Anytime I’m asked about synchronous replication (this table must be the same in both databases all of the time), my answer is “you’ve done this really wrong”. Even if asynchronous replication is permitted – but the data is modifiable in more than one place, I would answer basically the same. I know how the replication technology works, I’ve used it, I can describe to you what it does – but I personally don’t like to promote it for most applications. It is the path of last resort – not my first choice.
So, back to consolidation – I believe “like systems” should be consolidated. If you were going to replicate between two or more systems – you probably really meant to build a single system. Distributed complexity is just that – complex.

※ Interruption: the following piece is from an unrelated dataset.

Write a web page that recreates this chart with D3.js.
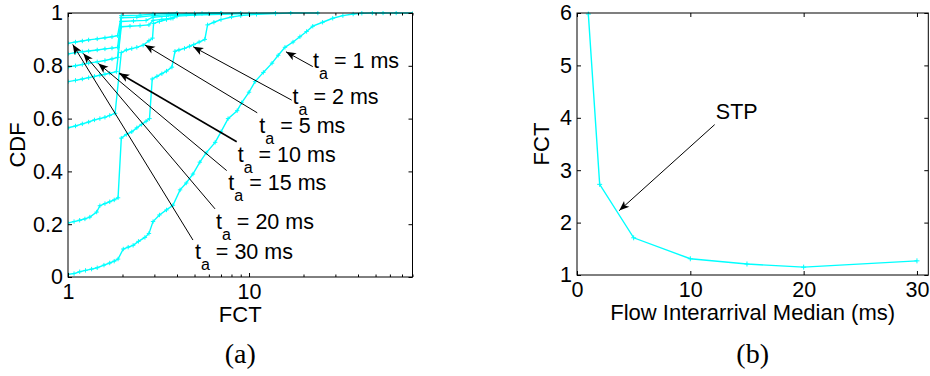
<!DOCTYPE html>
<html>
<head>
<meta charset="utf-8">
<script src="https://cdn.jsdelivr.net/npm/d3@7"></script>
<style>
  body { margin: 0; background: #fff; }
  svg { display: block; }
  text { font-family: "Liberation Sans", Arial, Helvetica, sans-serif; white-space: pre; }
  .caption { font-family: "Liberation Serif", "DejaVu Serif", serif; }
</style>
</head>
<body>
<svg id="chart" width="930" height="376"></svg>
<script>
// ---- (a) CDF of flow completion time, one curve per interarrival median ----
const cdfTa1 = [[1,0.01],[1.08,0.013],[1.16,0.02],[1.25,0.025],[1.35,0.03],[1.45,0.035],[1.58,0.045],[1.7,0.053],[1.8,0.06],[1.89,0.068],[2.02,0.106],[2.15,0.113],[2.29,0.12],[2.45,0.135],[2.66,0.15],[2.8,0.165],[2.95,0.21],[3.2,0.235],[3.5,0.254],[3.8,0.272],[4.16,0.33],[4.5,0.356],[4.9,0.39],[5.35,0.435],[5.8,0.47],[6.5,0.51],[7.0,0.55],[7.66,0.6],[8.6,0.63],[9.1,0.66],[10,0.70],[10.8,0.74],[12,0.775],[13.4,0.81],[14.5,0.84],[15.8,0.87],[17.5,0.89],[19.1,0.91],[20.8,0.93],[22.5,0.95],[25.5,0.965],[29,0.98],[33,0.99],[37.6,0.996],[42,0.999],[48,1],[55,1],[65,1],[80,1]];
const cdfTa2 = [[1,0.205],[1.08,0.21],[1.16,0.215],[1.24,0.22],[1.32,0.227],[1.44,0.246],[1.5,0.27],[1.6,0.278],[1.7,0.285],[1.8,0.292],[1.89,0.3],[1.97,0.526],[2.1,0.54],[2.25,0.55],[2.4,0.565],[2.55,0.578],[2.7,0.59],[2.82,0.6],[2.92,0.75],[3.1,0.76],[3.3,0.77],[3.5,0.78],[3.75,0.795],[3.9,0.855],[4.1,0.86],[4.4,0.866],[4.7,0.874],[4.95,0.88],[5.3,0.89],[5.7,0.9],[5.9,0.955],[6.4,0.965],[7,0.975],[8,0.985],[9,0.99],[11,0.995],[14,0.998],[17,1],[24,1]];
const cdfTa5 = [[1,0.565],[1.1,0.572],[1.2,0.58],[1.3,0.587],[1.4,0.595],[1.5,0.6],[1.6,0.605],[1.7,0.612],[1.82,0.62],[1.97,0.85],[2.1,0.86],[2.25,0.865],[2.4,0.87],[2.6,0.878],[2.8,0.895],[2.93,0.905],[2.97,0.96],[3.2,0.968],[3.5,0.975],[3.8,0.98],[3.95,0.99],[4.5,0.995],[5.5,0.998],[7,1]];
const cdfTa10 = [[1,0.74],[1.1,0.745],[1.2,0.75],[1.3,0.755],[1.4,0.76],[1.5,0.764],[1.6,0.768],[1.7,0.772],[1.85,0.778],[1.97,0.948],[2.2,0.95],[2.5,0.952],[2.8,0.955],[2.95,0.972],[3.3,0.976],[3.7,0.98],[4,0.988],[5,0.992],[7,0.995],[10,0.998],[14,1]];
const cdfTa15 = [[1,0.795],[1.1,0.8],[1.2,0.805],[1.3,0.81],[1.45,0.815],[1.6,0.82],[1.75,0.826],[1.88,0.832],[1.97,0.968],[2.3,0.97],[2.7,0.972],[2.95,0.984],[3.5,0.988],[4,0.993],[6,0.997],[9,1]];
const cdfTa20 = [[1,0.845],[1.1,0.85],[1.2,0.853],[1.3,0.856],[1.45,0.86],[1.6,0.864],[1.75,0.867],[1.88,0.87],[1.97,0.982],[2.4,0.984],[2.95,0.99],[3.6,0.994],[5,0.998],[7,1]];
const cdfTa30 = [[1,0.885],[1.1,0.89],[1.2,0.894],[1.3,0.898],[1.45,0.902],[1.6,0.906],[1.75,0.91],[1.88,0.914],[1.97,0.99],[2.5,0.992],[2.95,0.996],[4,1]];

const cdfSeries = [cdfTa1, cdfTa2, cdfTa5, cdfTa10, cdfTa15, cdfTa20, cdfTa30];
const taValues = ["1", "2", "5", "10", "15", "20", "30"];

// text arrows in data units (FCT, CDF): arrow head, arrow tail, label anchor
const arrowHeads = [[16.0,0.853],[4.92,0.872],[2.66,0.879],[1.92,0.772],[1.47,0.809],[1.215,0.847],[1.062,0.881]];
const arrowTails = [[22.5,0.797],[17.2,0.670],[11.1,0.622],[8.55,0.5125],[7.53,0.403],[6.49,0.258],[4.90,0.140]];
const labelAnchors = [[22.6,0.792],[17.4,0.655],[11.4,0.545],[8.66,0.4375],[7.69,0.3295],[6.57,0.182],[5.03,0.0663]];

const cdfTicks = [0, 0.2, 0.4, 0.6, 0.8, 1];
const fctMajorTicks = [1, 10];
const fctMinorTicks = [2,3,4,5,6,7,8,9,20,30,40,50,60,70,80];

// ---- (b) mean FCT versus flow interarrival median ----
const interarrivalMedian = [1, 2, 5, 10, 15, 20, 30];
const meanFct = [5.98, 2.73, 1.71, 1.31, 1.21, 1.15, 1.27];
const medianTicks = [0, 10, 20, 30];
const fctTicks = [1, 2, 3, 4, 5, 6];
const stpHead = [3.73, 2.23];
const stpTail = [12.15, 3.87];
const stpLabel = [12.25, 3.98];

const CYAN = "#00ffff";
const FONT = 21.5;
const svg = d3.select("#chart");

svg.append("defs").append("marker")
  .attr("id", "head")
  .attr("markerUnits", "userSpaceOnUse")
  .attr("markerWidth", 14).attr("markerHeight", 14)
  .attr("viewBox", "-12 -7 14 14")
  .attr("refX", 0).attr("refY", 0)
  .attr("orient", "auto")
  .append("path")
  .attr("d", "M0,0L-10,-4L-7.5,0L-10,4Z")
  .attr("fill", "#000");

const plus = s => `M${-s},0H${s}M0,${-s}V${s}`;

function box(g, x0, x1, y0, y1) {
  g.append("rect")
    .attr("x", x0).attr("y", y0)
    .attr("width", x1 - x0).attr("height", y1 - y0)
    .attr("fill", "none").attr("stroke", "#000").attr("stroke-width", 1);
}

function styleAxis(sel) {
  sel.select(".domain").remove();
  sel.selectAll("line").attr("stroke", "#000");
  sel.selectAll("text").attr("font-size", FONT).attr("fill", "#000")
    .attr("font-family", '"Liberation Sans", Arial, sans-serif');
}

// ================= panel (a) =================
const A = { left: 68, right: 412.5, top: 13, bottom: 277 };
const xA = d3.scaleLog().domain([1, 80]).range([A.left, A.right]);
const yA = d3.scaleLinear().domain([0, 1]).range([A.bottom, A.top]);
const gA = svg.append("g");

gA.append("clipPath").attr("id", "clipA").append("rect")
  .attr("x", A.left).attr("y", A.top - 2)
  .attr("width", A.right - A.left).attr("height", A.bottom - A.top + 2);

const lineA = d3.line().x(d => xA(d[0])).y(d => yA(d[1]));
const curves = gA.append("g").attr("clip-path", "url(#clipA)");
cdfSeries.forEach(s => {
  curves.append("path").datum(s)
    .attr("d", lineA).attr("fill", "none")
    .attr("stroke", CYAN).attr("stroke-width", 1.4);
  curves.selectAll(null).data(s).enter().append("path")
    .attr("transform", d => `translate(${xA(d[0])},${yA(d[1])})`)
    .attr("d", plus(2.2)).attr("stroke", CYAN).attr("stroke-width", 1);
});

// ticks: bottom/top major + minor, left/right
gA.append("g").attr("transform", `translate(0,${A.bottom})`)
  .call(d3.axisBottom(xA).tickValues(fctMajorTicks).tickFormat(d3.format("d"))
    .tickSize(-4).tickPadding(7)).call(styleAxis);
gA.append("g").attr("transform", `translate(0,${A.bottom})`)
  .call(d3.axisBottom(xA).tickValues(fctMinorTicks).tickFormat("").tickSize(-2.5)).call(styleAxis);
gA.append("g").attr("transform", `translate(0,${A.top})`)
  .call(d3.axisTop(xA).tickValues(fctMajorTicks).tickFormat("").tickSize(-4)).call(styleAxis);
gA.append("g").attr("transform", `translate(0,${A.top})`)
  .call(d3.axisTop(xA).tickValues(fctMinorTicks).tickFormat("").tickSize(-2.5)).call(styleAxis);
gA.append("g").attr("transform", `translate(${A.left},0)`)
  .call(d3.axisLeft(yA).tickValues(cdfTicks).tickFormat(d => String(d))
    .tickSize(-4).tickPadding(5)).call(styleAxis);
gA.append("g").attr("transform", `translate(${A.right},0)`)
  .call(d3.axisRight(yA).tickValues(cdfTicks).tickFormat("").tickSize(-4)).call(styleAxis);
box(gA, A.left, A.right, A.top, A.bottom);

gA.append("text").attr("x", (A.left + A.right) / 2).attr("y", 322)
  .attr("text-anchor", "middle").attr("font-size", 22).text("FCT");
gA.append("text")
  .attr("transform", `translate(25,${(A.top + A.bottom) / 2}) rotate(-90)`)
  .attr("text-anchor", "middle").attr("font-size", 22).text("CDF");

// text arrows naming each curve
taValues.forEach((v, i) => {
  gA.append("line")
    .attr("x1", xA(arrowTails[i][0])).attr("y1", yA(arrowTails[i][1]))
    .attr("x2", xA(arrowHeads[i][0])).attr("y2", yA(arrowHeads[i][1]))
    .attr("stroke", "#000").attr("stroke-width", v === "10" ? 1.6 : 1)
    .attr("marker-end", "url(#head)");
  const t = gA.append("text")
    .attr("x", xA(labelAnchors[i][0])).attr("y", yA(labelAnchors[i][1]))
    .attr("font-size", FONT);
  t.append("tspan").text("t");
  t.append("tspan").attr("dy", 11).attr("font-size", 16).text("a");
  t.append("tspan").attr("dy", -11).text(" = " + v + " ms");
});

gA.append("text").attr("class", "caption")
  .attr("x", (A.left + A.right) / 2).attr("y", 363)
  .attr("text-anchor", "middle").attr("font-size", 28).text("(a)");

// ================= panel (b) =================
const B = { left: 577, right: 928.3, top: 13, bottom: 275 };
const xB = d3.scaleLinear().domain([0, 31]).range([B.left, B.right]);
const yB = d3.scaleLinear().domain([1, 6]).range([B.bottom, B.top]);
const gB = svg.append("g");

const pts = interarrivalMedian.map((m, i) => [m, meanFct[i]]);
gB.append("path").datum(pts)
  .attr("d", d3.line().x(d => xB(d[0])).y(d => yB(d[1])))
  .attr("fill", "none").attr("stroke", CYAN).attr("stroke-width", 1.4);
gB.selectAll(null).data(pts).enter().append("path")
  .attr("transform", d => `translate(${xB(d[0])},${yB(d[1])})`)
  .attr("d", plus(2.5)).attr("stroke", CYAN).attr("stroke-width", 1);

gB.append("g").attr("transform", `translate(0,${B.bottom})`)
  .call(d3.axisBottom(xB).tickValues(medianTicks).tickFormat(d3.format("d"))
    .tickSize(-4).tickPadding(7)).call(styleAxis);
gB.append("g").attr("transform", `translate(0,${B.top})`)
  .call(d3.axisTop(xB).tickValues(medianTicks).tickFormat("").tickSize(-4)).call(styleAxis);
gB.append("g").attr("transform", `translate(${B.left},0)`)
  .call(d3.axisLeft(yB).tickValues(fctTicks).tickFormat(d3.format("d"))
    .tickSize(-4).tickPadding(5)).call(styleAxis);
gB.append("g").attr("transform", `translate(${B.right},0)`)
  .call(d3.axisRight(yB).tickValues(fctTicks).tickFormat("").tickSize(-4)).call(styleAxis);
box(gB, B.left, B.right, B.top, B.bottom);

gB.append("text").attr("x", (B.left + B.right) / 2).attr("y", 320)
  .attr("text-anchor", "middle").attr("font-size", 22).text("Flow Interarrival Median (ms)");
gB.append("text")
  .attr("transform", `translate(549,${(B.top + B.bottom) / 2}) rotate(-90)`)
  .attr("text-anchor", "middle").attr("font-size", 22).text("FCT");

gB.append("line")
  .attr("x1", xB(stpTail[0])).attr("y1", yB(stpTail[1]))
  .attr("x2", xB(stpHead[0])).attr("y2", yB(stpHead[1]))
  .attr("stroke", "#000").attr("stroke-width", 1)
  .attr("marker-end", "url(#head)");
gB.append("text").attr("x", xB(stpLabel[0])).attr("y", yB(stpLabel[1]))
  .attr("font-size", FONT).text("STP");

gB.append("text").attr("class", "caption")
  .attr("x", (B.left + B.right) / 2).attr("y", 363)
  .attr("text-anchor", "middle").attr("font-size", 28).text("(b)");
</script>
</body>
</html>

I believe that the maximum number of instances on a single server is one. (in my world that is also the minimum, but that is another story…). If you are running 10 instances with 10 applications – you really meant to run a single instance with 10 applications inside of it. It is the only way you’ll really be able to tune, to control, to manage, to keep them all on the same release (sort of forces the issue). If you can run 10 instances on that server with 10 applications – you could really run 11 or 12 or more applications on that same server with a single instance. You don’t have multiple SGA’s with their redundancies and “oversizing”, you don’t have multiple pmons, smons, lgwrs, dbwrs, and so on (and the contention caused by having multiple lgwrs, multiple archs, all thinking they are operating in isolation). You don’t have one of the instances consuming all of the CPU at the expense of the others (you can use profiles and resource manager in a single instance to control resource utilization).
So, that is my take on consolidation. It does not mean “you will run a single database for everything”. It means you will run as few databases as you can – one instance per machine, and try to avoid distributed complexity. Data sharing has it’s place – in warehousing, but update anywhere replication is hard. It complicates the design (or at least it should, but many times does not, leading to applications that don’t work correctly in the field).